Provide more configuration for avro extraction
Closed this issue · 3 comments
It would be good to expose more configuration to extract data for dbeam:
-
--fetchSize
:jdbcStatement
fetchSize
configuration -
--avroCodec
/--codecCompression
: configure avro codec
@labianchin The "ResultSet" section of the MySQL JDBC documentation suggests even the existing setFetchSize
is ignored unless ?useCursorFetch=true
was specified on the connection string.
Can dbeam be used to dump an entire MySQL database? I'm interested in dumping 20M+ tables (mysqldump --tab
output isn't 100% compatible with BigQuery CSV parser), and am interested in how to modify the SELECT * from <table>
to partition by the auto-increment primary key and run in parallel, which would hopefully also avoid any OOM related to fetchSize
.
@hienle-hps apologies for the late response.
I'm interested in dumping 20M+ tables
I don't think that would be a problem. We've been exporting 60M+ PSQL view with joins and 400M+ tables (with no joins).
am interested in how to modify the
SELECT * from <table>
to partition by the auto-increment primary key and run in parallel
There isn't automatic support for that yet. Sqoop does support that by running select max(id), min(id)

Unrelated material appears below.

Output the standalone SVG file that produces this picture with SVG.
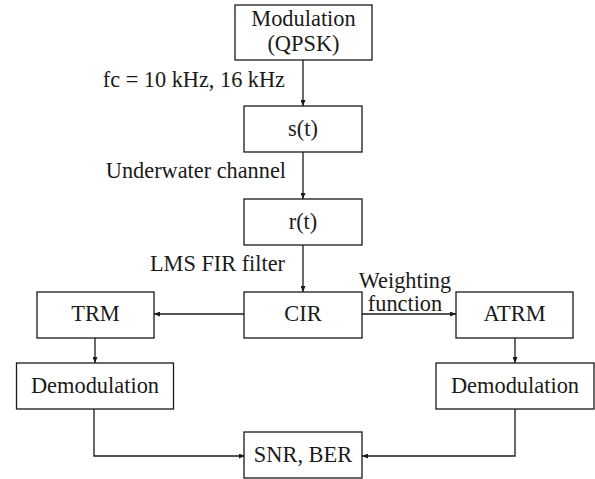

and partitioning by that. If you still want to run exports in parallel I suggest you create N views SELECT * FROM table WHERE id BETWEEN 1 AND 10000000
and N dbeam exports (one for each view.
which would hopefully also avoid any OOM related to fetchSize
DBeam should not run into OOM issues. Can you configure the database connection to do ?useCursorFetch=true
as you described?
I ended up using the streaming value Integer.MIN_VALUE
to avoid the OOM, and kept the CloudSQL and small Dataflow instances in the same region/zone to minimize latency.